Another strategy you can take is to just ask to meet with the other members of the committee and tell them your concerns--some of which they probably share--and just ask them for advice about writing the letter. They may be more forthcoming about sharing your concerns in person, in a safe setting, even if they write glow-y letters, and it will also look better if you can consult your colleagues before sharing those concerns with the larger world. They may also give you helpful ideas about how to construct a letter even with those concerns, without sabotaging the student.

Also, I just want to say, if you are quite junior and haven't advised a lot of grad students yet: since many of us working in programs with PhD programs come from fancy/elite programs ourselves: just keep in mind that there are many different kinds of jobs, and there are many different kinds of letters that you can write for students who might be well suited to some of those jobs but not others.
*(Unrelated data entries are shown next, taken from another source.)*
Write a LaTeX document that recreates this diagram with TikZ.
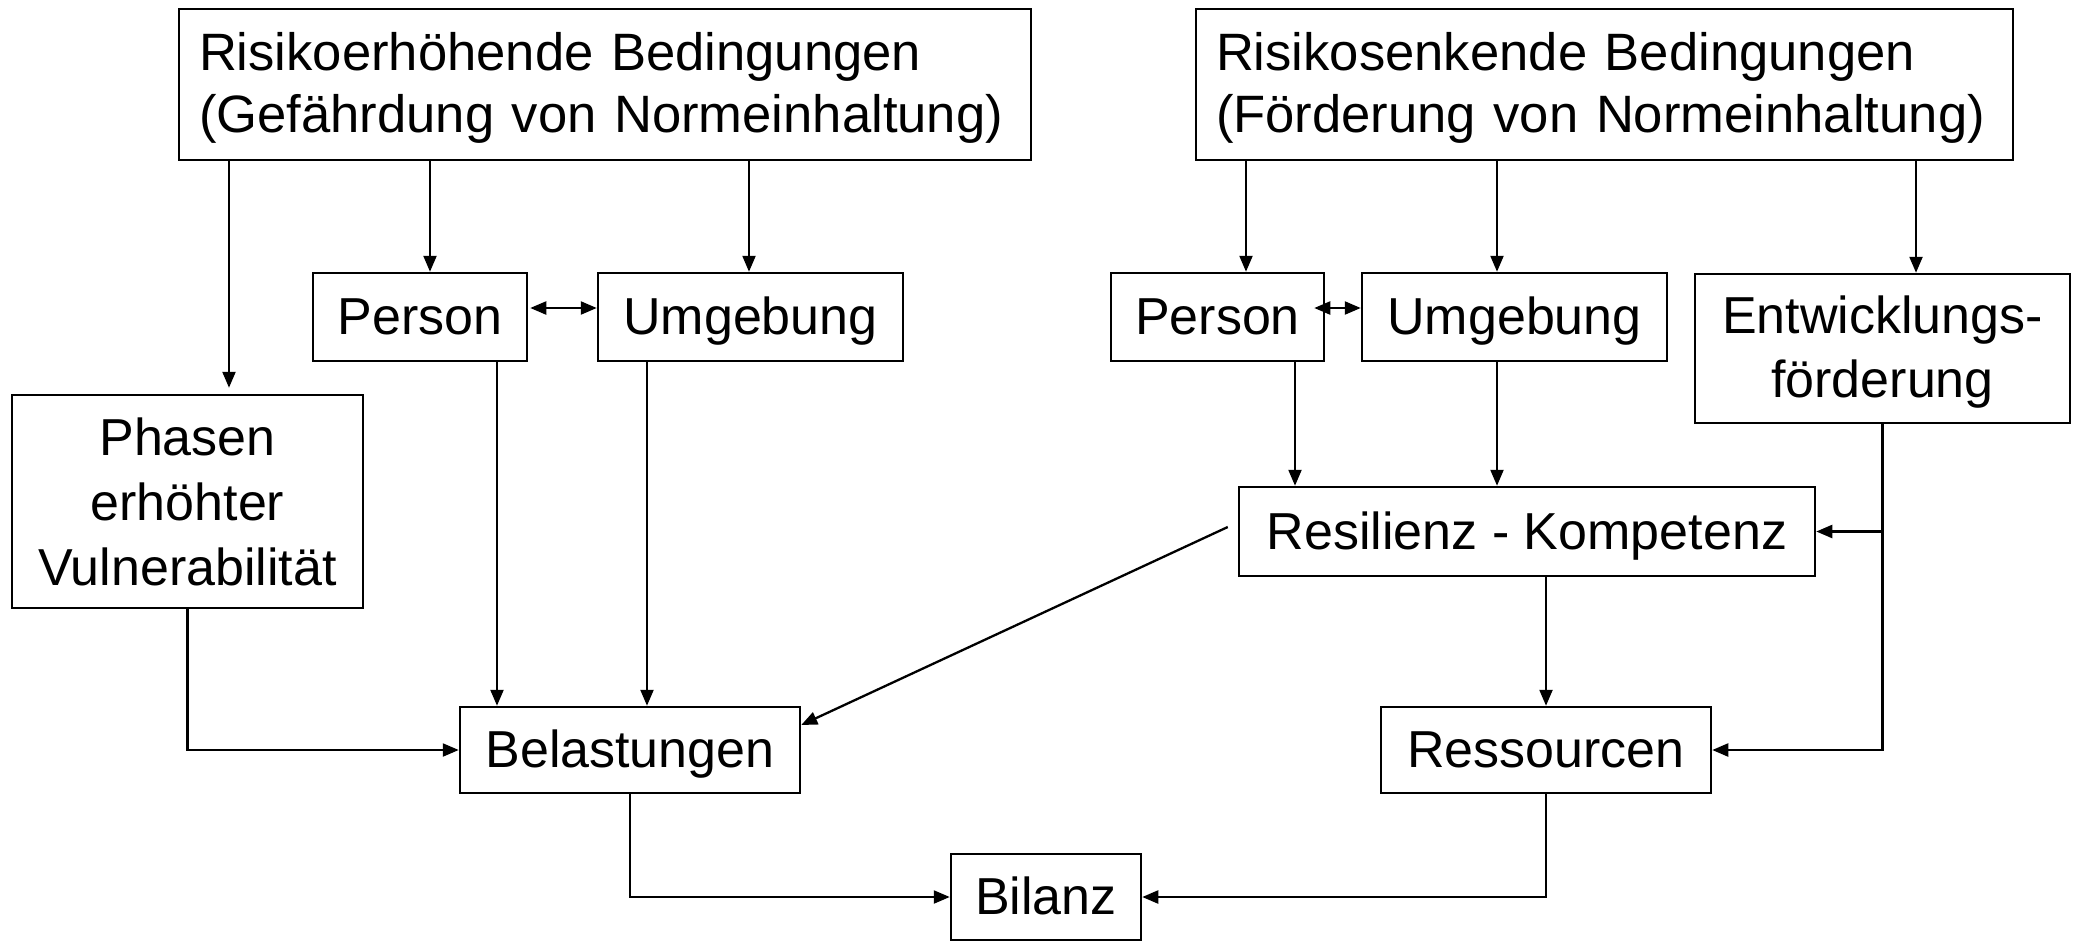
\documentclass[tikz,border=0pt]{standalone}
\usepackage{fontspec}
\setmainfont{Liberation Sans}
\usetikzlibrary{arrows.meta}
\begin{document}
\begin{tikzpicture}[x=1pt,y=-1pt,
  box/.style={draw,line width=2.5pt,inner sep=0pt,font=\fontsize{52}{62}\selectfont},
  one/.style={box,text height=37pt,text depth=2pt},
  arr/.style={line width=2.3pt,-{Triangle[length=16pt,width=13pt]}},
  darr/.style={line width=2.3pt,{Triangle[length=16pt,width=13pt]}-{Triangle[length=16pt,width=13pt]}}]
\useasboundingbox (0,0) rectangle (2076,940);
% boxes
\node[box,font=\fontsize{52.6}{62}\selectfont,text width=812pt,inner xsep=20pt,align=left,minimum height=151pt] (RH) at (605,84.5)
  {\rule{0pt}{44pt}Risikoerhöhende Bedingungen\\(Gefährdung von Normeinhaltung)};
\node[box,font=\fontsize{52.6}{62}\selectfont,text width=777pt,inner xsep=20pt,align=left,minimum height=151pt] (RS) at (1604.5,84.5)
  {\rule{0pt}{44pt}Risikosenkende Bedingungen\\(Förderung von Normeinhaltung)};
\node[one,minimum width=214pt,minimum height=88pt] (P1) at (420,317) {Person};
\node[one,minimum width=305pt,minimum height=88pt] (U1) at (750.5,317) {Umgebung};
\node[one,minimum width=213pt,minimum height=88pt] (P2) at (1217.5,317) {Person};
\node[one,minimum width=305pt,minimum height=88pt] (U2) at (1514.5,317) {Umgebung};
\node[box,minimum width=375pt,minimum height=149pt,align=center,font=\fontsize{52}{64}\selectfont] (E) at (1882.5,348.5)
  {\rule{0pt}{45pt}Entwicklungs-\\förderung};
\node[box,minimum width=351pt,minimum height=213pt,align=center,font=\fontsize{52}{65}\selectfont] (Ph) at (187.5,501.5)
  {Phasen\\erhöhter\\Vulnerabilität};
\node[one,minimum width=576pt,minimum height=89pt] (Re) at (1527,531.5) {Resilienz - Kompetenz};
\node[one,minimum width=340pt,minimum height=86pt] (Be) at (630,750) {Belastungen};
\node[one,minimum width=330pt,minimum height=86pt] (Ress) at (1546,750) {Ressourcen};
\node[one,minimum width=190pt,minimum height=86pt] (Bi) at (1046,897) {Bilanz};
% connectors left
\draw[arr,shorten >=6pt] (RH.south -| 229,0) -- (229,0 |- Ph.north);
\draw[arr] (RH.south -| 430,0) -- (430,0 |- P1.north);
\draw[arr] (RH.south -| 749,0) -- (749,0 |- U1.north);
\draw[darr] ([xshift=2pt,yshift=9pt]P1.east) -- ([yshift=9pt]U1.west);
\draw[arr] (P1.south -| 497,0) -- (497,0 |- Be.north);
\draw[arr] (U1.south -| 647,0) -- (647,0 |- Be.north);
\draw[arr] (Ph.south) |- (Be.west);
\draw[arr] ([xshift=-10pt,yshift=4.5pt]Re.west) -- ([yshift=25pt]Be.east);
\draw[arr] (Be.south) |- (Bi.west);
% connectors right
\draw[arr] (RS.south -| 1246,0) -- (1246,0 |- P2.north);
\draw[arr] (RS.south -| 1497,0) -- (1497,0 |- U2.north);
\draw[arr] (RS.south -| 1916,0) -- (1916,0 |- E.north);
\draw[darr] ([xshift=-11pt,yshift=9pt]P2.east) -- ([yshift=9pt]U2.west);
\draw[arr] (P2.south -| 1295,0) -- (1295,0 |- Re.north);
\draw[arr] (U2.south -| 1497,0) -- (1497,0 |- Re.north);
\draw[arr] (E.south) |- (Re.east);
\draw[arr] (E.south) |- (Ress.east);
\draw[arr] (Ress.north |- Re.south) -- (Ress.north);
\draw[arr] (Ress.south) |- (Bi.east);
\end{tikzpicture}
\end{document}
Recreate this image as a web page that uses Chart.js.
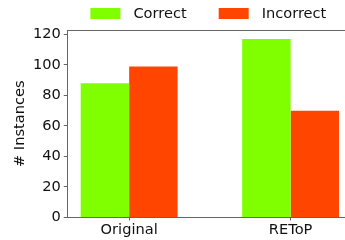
<!DOCTYPE html>
<html>
<head>
<meta charset="utf-8">
<script src="https://cdn.jsdelivr.net/npm/chart.js@4/dist/chart.umd.min.js"></script>
<style>
  html, body { margin: 0; padding: 0; background: #fff; overflow: hidden; }
  #wrap { position: relative; width: 352px; height: 240px; }
</style>
</head>
<body>
<div id="wrap"><canvas id="c"></canvas></div>
<script>
// ---- data ----
const categories = ['Original', 'REToP'];
const seriesNames = ['Correct', 'Incorrect'];
const correctValues = [88, 117];
const incorrectValues = [99, 70];
const yTicks = [0, 20, 40, 60, 80, 100, 120];
const seriesColors = ['#7FFF00', '#FF4500'];

const FONT = '"DejaVu Sans", sans-serif';
const FS = 14.6;
const TEXT = '#111';
const AXIS = '#666';

const toPoints = vals => vals.map((v, i) => ({ x: i, y: v }));

const legendPlugin = {
  id: 'mplLegend',
  afterDraw(chart) {
    const ctx = chart.ctx;
    const area = chart.chartArea;
    ctx.save();
    // top spine
    ctx.strokeStyle = AXIS;
    ctx.lineWidth = 1;
    ctx.beginPath();
    ctx.moveTo(area.left, Math.round(area.top) + 0.5);
    ctx.lineTo(area.right, Math.round(area.top) + 0.5);
    ctx.stroke();
    // legend
    ctx.font = FS + 'px ' + FONT;
    const boxW = 30, boxH = 11, gap = 13, itemGap = 32;
    const items = chart.data.datasets.map(ds => ({ label: ds.label, color: ds.backgroundColor, w: ctx.measureText(ds.label).width }));
    let total = 0;
    items.forEach((it, i) => { total += boxW + gap + it.w + (i < items.length - 1 ? itemGap : 0); });
    let x = (area.left + area.right) / 2 - 1.5 - total / 2;
    const cy = 13.5;
    ctx.textBaseline = 'middle';
    ctx.textAlign = 'left';
    items.forEach(it => {
      ctx.fillStyle = it.color;
      ctx.fillRect(x, cy - boxH / 2, boxW, boxH);
      x += boxW + gap;
      ctx.fillStyle = TEXT;
      ctx.fillText(it.label, x, cy + 0.5);
      x += it.w + itemGap;
    });
    ctx.restore();
  }
};

new Chart(document.getElementById('c'), {
  type: 'bar',
  data: {
    datasets: [
      { label: seriesNames[0], data: toPoints(correctValues), backgroundColor: seriesColors[0], borderWidth: 0 },
      { label: seriesNames[1], data: toPoints(incorrectValues), backgroundColor: seriesColors[1], borderWidth: 0 }
    ]
  },
  options: {
    responsive: true,
    maintainAspectRatio: false,
    animation: false,
    devicePixelRatio: 1,
    categoryPercentage: 0.6,
    barPercentage: 1.0,
    layout: { padding: { left: 11, right: 0, top: 30, bottom: 0 } },
    plugins: { legend: { display: false }, tooltip: { enabled: false } },
    scales: {
      x: {
        type: 'linear',
        offset: false,
        min: -0.38,
        max: 1.38,
        afterBuildTicks: s => { s.ticks = categories.map((c, i) => ({ value: i })); },
        ticks: {
          callback: v => categories[v],
          font: { family: FONT, size: FS },
          color: TEXT,
          padding: 1,
          maxRotation: 0,
          autoSkip: false
        },
        grid: { display: true, offset: false, drawOnChartArea: false, drawTicks: true, tickLength: 3, color: AXIS },
        border: { display: true, color: AXIS, width: 1 }
      },
      y: {
        min: 0,
        max: 122.85,
        afterBuildTicks: s => { s.ticks = yTicks.map(v => ({ value: v })); },
        ticks: {
          font: { family: FONT, size: FS },
          color: TEXT,
          padding: 3
        },
        grid: { display: true, drawOnChartArea: false, drawTicks: true, tickLength: 4, color: AXIS },
        border: { display: true, color: AXIS, width: 1 },
        title: {
          display: true,
          text: '# Instances',
          font: { family: FONT, size: FS },
          color: TEXT,
          padding: { top: 0, bottom: 1.4 }
        }
      }
    }
  },
  plugins: [legendPlugin]
});
</script>
</body>
</html>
Your student doesn't need to be held to the same research standards you were in your program to be doing work that merits one of these kinds of letters.

breakup expert

I'm not sure how helpful this is, and it certainly is cynical, but a number of things I've heard people say to students in this kind of situation is straightforwardly derived from things people say in breakups:
"I'm not sure I can do all of your strengths justice." ("It's not you, it's me.")
"Perhaps a more senior letter writer will look better when reading your application." ("You deserve better.")
"You should consider getting a teaching letter/ an external letter." ("We should see other people.")
"I don't think I can support you as much on the job market as I would generally like to." ("I'm just not in a good space right now.")
"I'm not sure I have enough things I can say about you in a letter." ("I don't even know you!")

we must write letters

The above advice is all good, but I am inclined to speak to the opposite point.

Part of one’s job as faculty in a department with grad students is to help the grad students build the best careers possible. This means that the department’s job, collectively, is to get their students the best job-document portfolio possible. If a lukewarm student is asking for a letter from a faculty member they barely know (e.g., a third reader on their committee), then probably this is because they have no one else to ask. If they are lukewarm as a student, then this could very well be because they’re not getting the support they need (though of course there are other possibilities). All of this suggests to me that faculty members aren’t doing their jobs.

Now, I have no idea whether what I’m describing is OP’s situation. But I do recognize the lines from @breakup expert above from my own days as a student in a large cash-cow MA program. I took their classes, got As, but couldn’t get PhD application letters because they all would have been lukewarm, since no one knew me very well or had much to say. The famous faculty there all told me to go elsewhere for letters in the breakup language described above, but I had no one else to go to. It would have been nice if the professors there had committed themselves to doing that part of their jobs.

Now that I’m faculty at a program with grad students, I try to remember and avoid those kinds of bad situations for students.

East Coaster

@we must write: This was also my experience as an MA student. In grad school, I suspect that this was the experience of some of the younger students or less socially aggressive students.